Over the years, we seem to have forgotten what Memorial Day is all about. It is for honoring those who have made the supreme sacrifice to protect us, our freedom, and the Constitution that safeguards those rights.
As Murfreesboro First Presbyterian's Rev. Dr. John Hinkle said, "Memorial Day honors veterans who have died for us. It's not Veterans Day, that's in November and that date honors all veterans. Memorial Day is for those who have made the supreme sacrifice." (Note: Dr. Hinkle made this observation on his Periscope podcast "Three Things I Know")
We seem to live in a time when bundling tributes makes it easy, and so some have blended Decoration Day and Memorial Day together.
Decoration Day was initiated on May 30, 1868 with a proclamation made by Grand Army of the Republic General John A. Logan when 5,000 volunteers helped to decorate 20,000 Confederate and Union graves at Arlington Cemetery.
That event, however, grew from earlier community memorials that that were started two-years prior. Look at the facts: the Civil War ended May 9, 1865, so the May date was symbolic and the first anniversary year was 1866. Many cities claim to have had that first tribute honoring warriors who made the supreme sacrifice: Columbus, Mississippi; Macon, Georgia; Richmond, Virginia; Boalsburg, Pennsylvania; Carbondale, Illinois; and Waterloo, New York.
It was not resolved until a presidential directive on May 26, 1966, when President Lyndon B. Johnson was made. Waterloo won with their May 5, 1866 event because that community took added depth to the memorial tribute. In Waterloo it was a community-wide activity, all businesses were closed while residents decorated graves of soldiers with flowers and flags. CLICK HERE to see President Johnson's directive.
However, over the years Decoration Day took additional meanings. The theme of decorating cemeteries remained, but in some areas included cemeteries with no soldiers and a day to clean the graveyard and following with worship service and dinner on the grounds. In many areas, the present Decoration Day does not focus 100 per cent on honoring only fallen soldiers, whereas that is, according to the VA, still the official purpose of Memorial Day.
But with time, people forget history, and the original meanings start to change.
Visit FLAGS OF REMEMBRANCE, HEALING FIELD
For the eighth year, the Murfreesboro Noon Exchange Club is offering our community the Flags of Remembrance Healing Field. As you walk the rows and rows of Old Glory on tall eight-foot staffs, you get a patriotic feeling. That is, if you have any ounce of pride in being an American and having some knowledge of the sacrifices our forefathers made that allow us now to Twitter, Tweet, Google and FaceBook, listen to news that is for our government or against it, and then worship in any way we choose, or not to worship at all.

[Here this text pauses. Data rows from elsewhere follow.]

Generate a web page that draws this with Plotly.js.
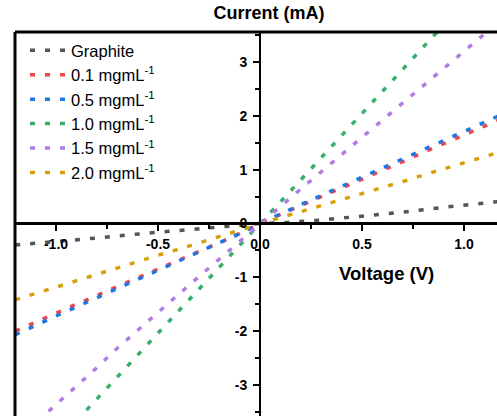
<!DOCTYPE html>
<html>
<head>
<meta charset="utf-8">
<script src="https://cdn.plot.ly/plotly-3.0.1.min.js"></script>
<style>html,body{margin:0;padding:0;background:#fff;}#chart{width:497px;height:416px;}</style>
</head>
<body>
<div id="chart"></div>
<script>
const voltage = [-1.2,-1.1,-1.0,-0.9,-0.8,-0.7,-0.6,-0.5,-0.4,-0.3,-0.2,-0.1,0,0.1,0.2,0.3,0.4,0.5,0.6,0.7,0.8,0.9,1.0,1.1,1.2];
const graphite = [-0.40,-0.37,-0.335,-0.305,-0.27,-0.23,-0.195,-0.165,-0.135,-0.105,-0.07,-0.035,0,0.01,0.03,0.065,0.10,0.145,0.175,0.21,0.26,0.30,0.34,0.38,0.42];
const c01 = [-2.00,-1.83,-1.67,-1.50,-1.34,-1.17,-1.01,-0.85,-0.68,-0.52,-0.36,-0.19,0,0.17,0.34,0.50,0.66,0.82,0.99,1.15,1.32,1.48,1.64,1.80,1.97];
const c05 = [-2.07,-1.89,-1.72,-1.55,-1.38,-1.21,-1.04,-0.87,-0.70,-0.53,-0.36,-0.19,0,0.18,0.35,0.52,0.69,0.86,1.03,1.20,1.37,1.54,1.71,1.88,2.05];
const c10 = [-4.90,-4.50,-4.08,-3.67,-3.26,-2.85,-2.44,-2.03,-1.62,-1.22,-0.81,-0.41,0,0.40,0.81,1.22,1.64,2.05,2.46,2.87,3.28,3.69,4.10,4.51,4.92];
const c15 = [-4.05,-3.71,-3.37,-3.03,-2.68,-2.32,-1.98,-1.65,-1.32,-0.99,-0.66,-0.33,0,0.32,0.64,0.96,1.28,1.60,1.92,2.24,2.56,2.88,3.20,3.52,3.84];
const c20 = [-1.42,-1.30,-1.18,-1.06,-0.95,-0.83,-0.71,-0.59,-0.48,-0.36,-0.24,-0.12,0,0.11,0.22,0.33,0.44,0.56,0.67,0.78,0.90,1.01,1.13,1.24,1.36];

const xTickVals = [-1.0,-0.5,0,0.5,1.0];
const xTickText = ['-1.0','-0.5','0.0','0.5','1.0'];
const yTickVals = [-3,-2,-1,0,1,2,3];
const yTickText = ['-3','-2','-1','0','1','2','3'];

const names = ['Graphite','0.1 mgmL<sup>-1</sup>','0.5 mgmL<sup>-1</sup>','1.0 mgmL<sup>-1</sup>','1.5 mgmL<sup>-1</sup>','2.0 mgmL<sup>-1</sup>'];
const series = [graphite, c01, c05, c10, c15, c20];
const colors = ['#555555','#F0454E','#1F77E4','#3AAE6B','#B07EE2','#D6A00A'];

const traces = series.map((s, i) => ({
  x: voltage, y: s, type: 'scatter', mode: 'lines', name: names[i],
  line: {color: colors[i], width: 3.5, dash: '5px,10px'}
}));

const xr = [-1.201, 1.162];
const yr = [-3.578, 3.559];
const tickFont = {family: 'Liberation Sans, Arial, sans-serif', size: 14, weight: 'bold', color: '#000'};

const layout = {
  width: 497, height: 416,
  margin: {l: 15, r: 0, t: 32, b: 0, pad: 0},
  paper_bgcolor: '#fff', plot_bgcolor: '#fff',
  showlegend: true,
  title: {text: '<b>Current (mA)</b>', font: {family: 'Liberation Sans, Arial, sans-serif', size: 18, color: '#000'},
          x: 269/497, xref: 'container', xanchor: 'center', y: 1 - 13/416, yref: 'container', yanchor: 'middle'},
  xaxis: {
    range: xr, anchor: 'free', position: (0 - yr[0])/(yr[1]-yr[0]),
    showline: true, linecolor: '#000', linewidth: 2.5,
    ticks: 'outside', ticklen: 6, tickwidth: 2, tickcolor: '#000',
    tickmode: 'array', tickvals: xTickVals, ticktext: xTickText, ticklabelstandoff: 1,
    showgrid: false, zeroline: false, tickfont: tickFont,
    minor: {ticks: 'outside', ticklen: 4, tickwidth: 2, tickcolor: '#000', tick0: 0, dtick: 0.25, showgrid: false}
  },
  yaxis: {
    range: yr, anchor: 'free', position: (0 - xr[0])/(xr[1]-xr[0]),
    showline: true, linecolor: '#000', linewidth: 2.5,
    ticks: 'outside', ticklen: 6, tickwidth: 2, tickcolor: '#000',
    tickmode: 'array', tickvals: yTickVals, ticktext: yTickText, ticklabelstandoff: 3,
    showgrid: false, zeroline: false, tickfont: tickFont,
    minor: {ticks: 'outside', ticklen: 4, tickwidth: 2, tickcolor: '#000', tick0: 0, dtick: 0.5, showgrid: false}
  },
  legend: {
    x: 10/482, y: 1 - 1/384, xanchor: 'left', yanchor: 'top',
    bgcolor: 'rgba(0,0,0,0)', borderwidth: 0,
    font: {family: 'Liberation Sans, Arial, sans-serif', size: 16.5, color: '#000'},
    itemwidth: 36, traceorder: 'normal'
  },
  annotations: [{
    text: '<b>Voltage (V)</b>', xref: 'paper', yref: 'paper',
    x: (386 - 15)/482, y: (416 - 273)/384, xanchor: 'center', yanchor: 'middle',
    showarrow: false, font: {family: 'Liberation Sans, Arial, sans-serif', size: 18.5, color: '#000'}
  }],
  shapes: [
    {type: 'line', xref: 'paper', yref: 'paper', x0: 0, x1: 0, y0: 0, y1: 1, line: {color: '#000', width: 3}, layer: 'above'},
    {type: 'line', xref: 'paper', yref: 'paper', x0: 0, x1: 1, y0: 1, y1: 1, line: {color: '#000', width: 3}, layer: 'above'}
  ]
};

Plotly.newPlot('chart', traces, layout, {displayModeBar: false, staticPlot: true});
</script>
</body>
</html>
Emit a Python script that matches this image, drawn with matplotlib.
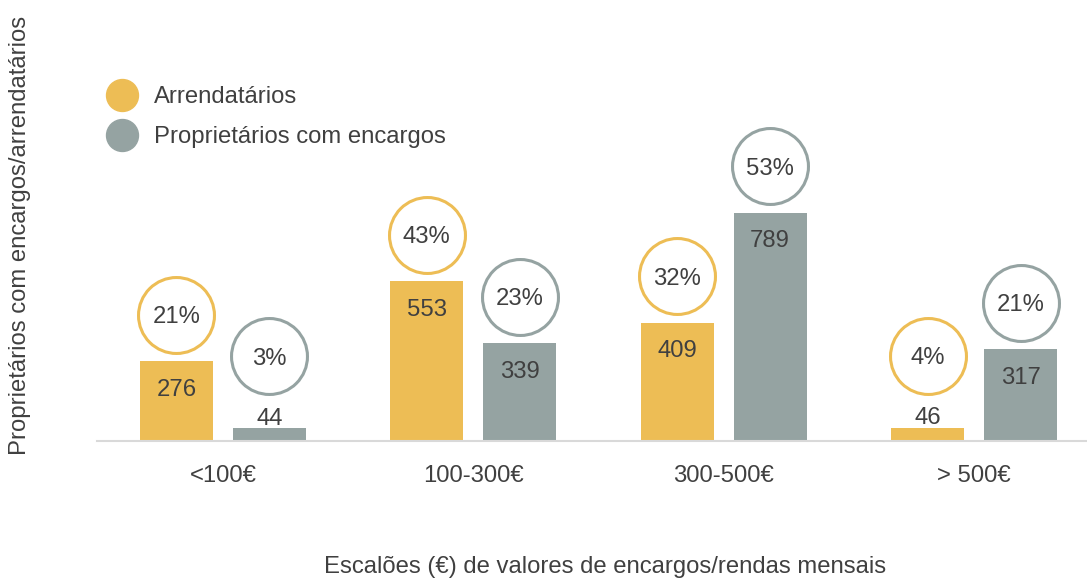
import numpy as np
import matplotlib.pyplot as plt
from matplotlib.lines import Line2D

plt.rcParams['font.family'] = ['Liberation Sans', 'DejaVu Sans']

# data
categories = ['<100€', '100-300€', '300-500€', '> 500€']
arrendatarios = [276, 553, 409, 46]
proprietarios = [44, 339, 789, 317]
pct_arrend = [21, 43, 32, 4]
pct_propr = [3, 23, 53, 21]

YELLOW = '#EDBD55'
GREY = '#95A3A2'
TXT = '#404040'
FS = 17.2

W, H = 1087, 578
fig = plt.figure(figsize=(W / 100, H / 100), dpi=100)
# axes in pixel terms: left 97, right 1087, bottom 441, top 60
ax = fig.add_axes([97 / W, (H - 441) / H, (1087 - 97) / W, (441 - 60) / H])

x = np.arange(len(categories))
bw = 0.291
off = 0.1856
px_per_unit = 0.289
ymax = (441 - 60) / px_per_unit


def draw_series(xpos, vals, pcts, color):
    ax.bar(xpos, vals, width=bw, color=color, zorder=2)
    for xi, v, p in zip(xpos, vals, pcts):
        if v > 100:
            ax.text(xi, v - 26 / px_per_unit, str(v), ha='center', va='center_baseline',
                    fontsize=FS, color=TXT, zorder=4)
            cy = v + 46.5 / px_per_unit
        else:
            ax.text(xi, v + 12 / px_per_unit, str(v), ha='center', va='center_baseline',
                    fontsize=FS, color=TXT, zorder=4)
            cy = v + 72 / px_per_unit
        ax.scatter([xi], [cy], s=2990, facecolor='white', edgecolor=color,
                   linewidth=2.2, zorder=3, clip_on=False)
        ax.text(xi, cy, f'{p}%', ha='center', va='center_baseline', fontsize=FS,
                color=TXT, zorder=4)


draw_series(x - off, arrendatarios, pct_arrend, YELLOW)
draw_series(x + off, proprietarios, pct_propr, GREY)

ax.set_xlim(-0.503, 3.451)
ax.set_ylim(0, ymax)
ax.set_xticks(x)
ax.set_xticklabels(categories, fontsize=FS, color=TXT)
ax.tick_params(axis='x', length=0, pad=17)
ax.set_yticks([])
for s in ['top', 'right', 'left']:
    ax.spines[s].set_visible(False)
ax.spines['bottom'].set_color('#D9D9D9')
ax.spines['bottom'].set_linewidth(1.5)

fig.text(20 / W, 1 - 235 / H, 'Proprietários com encargos/arrendatários',
         rotation=90, ha='center', va='center', fontsize=FS, color=TXT)
fig.text(605 / W, 1 - 567 / H, 'Escalões (€) de valores de encargos/rendas mensais',
         ha='center', va='center', fontsize=FS, color=TXT)

handles = [Line2D([], [], marker='o', linestyle='none', markersize=23,
                  markerfacecolor=YELLOW, markeredgecolor=YELLOW),
           Line2D([], [], marker='o', linestyle='none', markersize=23,
                  markerfacecolor=GREY, markeredgecolor=GREY)]
leg = fig.legend(handles, ['Arrendatários', 'Proprietários com encargos'],
                 loc='upper left', bbox_to_anchor=(106 / W, 1 - 86 / H),
                 frameon=False, fontsize=FS, borderpad=0, borderaxespad=0,
                 handlelength=1.35, handletextpad=0.65, labelspacing=0.76)
for t in leg.get_texts():
    t.set_color(TXT)

fig.savefig('out.png', dpi=100)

We all have these freedoms, but not without soldiers who made the supreme sacrifice while standing up for our rights. Think about that as you walk through the rows of flags.
Also, take the time to look at the names of the fallen heroes posted on the flags. These are heroes with ties to families you probably know. That brings it even closer to home.
And while walking the Healing Field, think about your feelings as you experienced 9/11. For those who can, think back to what you were doing when you heard about JFK being assassinated, or Dr. Martin Luther King, Jr. or Robert Kennedy.
Freedom certainly is not free, just ask the families of those who have had a loved one make the supreme sacrifice to protect both our freedom and us.
Thank You Noon Exchange Club
There is no charge, and Noon Exchange Club members say this is an honor for them to present the Flags of Remembrance Healing Field each year for the people of this area.
The Flags of Remembrance Healing Field is open from noon Saturday until dusk Monday (May 28-30, 2016). It is in the field beside First United Methodist Church at 265 West Thompson Lane, across from the Tennessee Miller Coliseum.
And a word to the wise, go early. That's because you'll probably want to return several times, bringing family and friends.